Appeal by the defendant from two judgments of the Supreme Court, Kings County (Hutcherson, J.), both rendered June 20, 1985, convicting him of robbery in the first degree, robbery in the second degree and grand larceny in the third degree under indictment No. 4947/ 83, and attempted robbery in the second degree and criminal possession of a weapon in the fourth degree under indictment No. 4971/83, upon jury verdicts, and imposing sentences.
Ordered that the judgment under indictment No. 4947/83 is affirmed; and it is further,
Ordered that the judgment under indictment No. 4971/83 is modified, on the law, by reversing the conviction of criminal possession of a weapon in the fourth degree, vacating the sentence imposed thereon, and dismissing that count,of the indictment. As so modified, the judgment under indictment No. 4971/83 is affirmed.
The evidence reveals that the complaining witness, while working, along with his brother, in the fast-food restaurant that he owned and managed, was robbed at gunpoint by the defendant and an accomplice. The complainant, who recognized the defendant as a frequent customer of his restaurant, immediately reported the crime to the police, supplying a complete description of the defendant. Approximately one week after the robbery, the defendant returned to the restaurant and warned the complainant not to again call the police. Shortly before the commencement of the trial, the/defendant located the complainant in his new place of business, and requested that the complainant not testify against him. During the course of this conversation, the defendant stated that he had not received his fair share of the proceeds of the robbery from the accomplice.
The defendant argues that the trial court erred in refusing to grant his request for a missing witness charge regarding the prosecutor’s failure to call as a witness the complainant’s *587brother who was present during the robbery. He contends, with some merit, that the brother would have been unable to identify the defendant as one of the robbers.
Although it is well established that an unfavorable inference may arise when a party fails to call a witness under its control who is shown to be in a position to give material evidence (People v Brown, 34 NY2d 658), there is no proof in the record that the complainant’s brother was under the control of the prosecution at the time of trial (see, People v Watkins, 67 AD2d 717). While we recognize that the only direct evidence connecting the defendant to the commission of the robbery was the identification testimony of the complainant we conclude that the evidence of guilt in this record is overwhelming (cf. People v Johnson, 57 NY2d 969). Thus, even were the failure to deliver a missing witness charge error, it would be harmless error under the circumstances of this case (see, People v Crimmins, 36 NY2d 230, 242).
Because the defendant failed to object to the allegedly improper summation remarks of the prosecutor, the issue is not preserved for appellate review (see, CPL 470.05 [2]; People v Santiago, 52 NY2d 865; People v Baldo, 107 AD2d 751).

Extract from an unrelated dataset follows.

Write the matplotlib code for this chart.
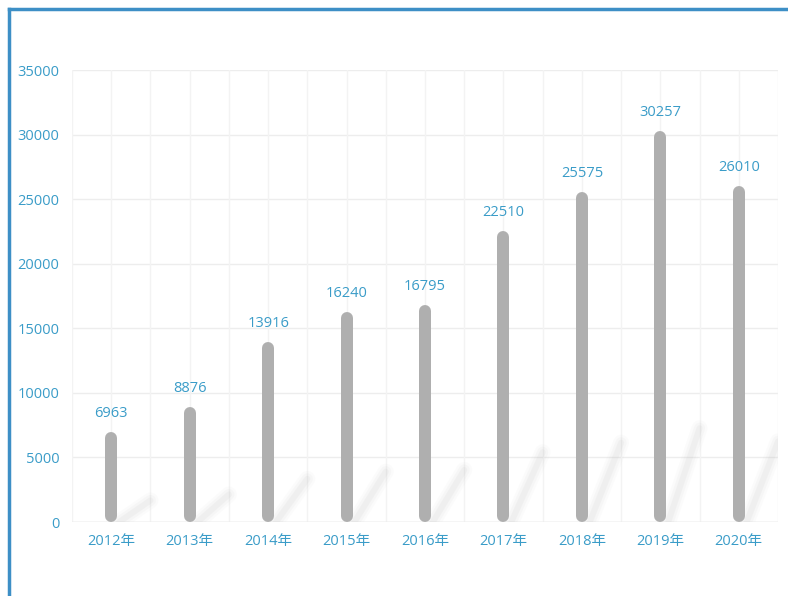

In any event, the defendant was not deprived of a fair trial (see, People v Roopchand, 107 AD2d 35, affd 65 NY2d 837).
However, as the prosecution concedes, the conviction of criminal possession of a weapon in the fourth degree (Penal Law § 265.01 [1]) must be reversed because the evidence showed that the handgun in the defendant’s possession was inoperable (see, People v Actie, 99 AD2d 815).
We have considered the contentions raised by the defendant in his supplemental pro se brief and find them to be without merit. Thompson, J. P., Niehoff, Kunzeman and Sullivan, JJ., concur.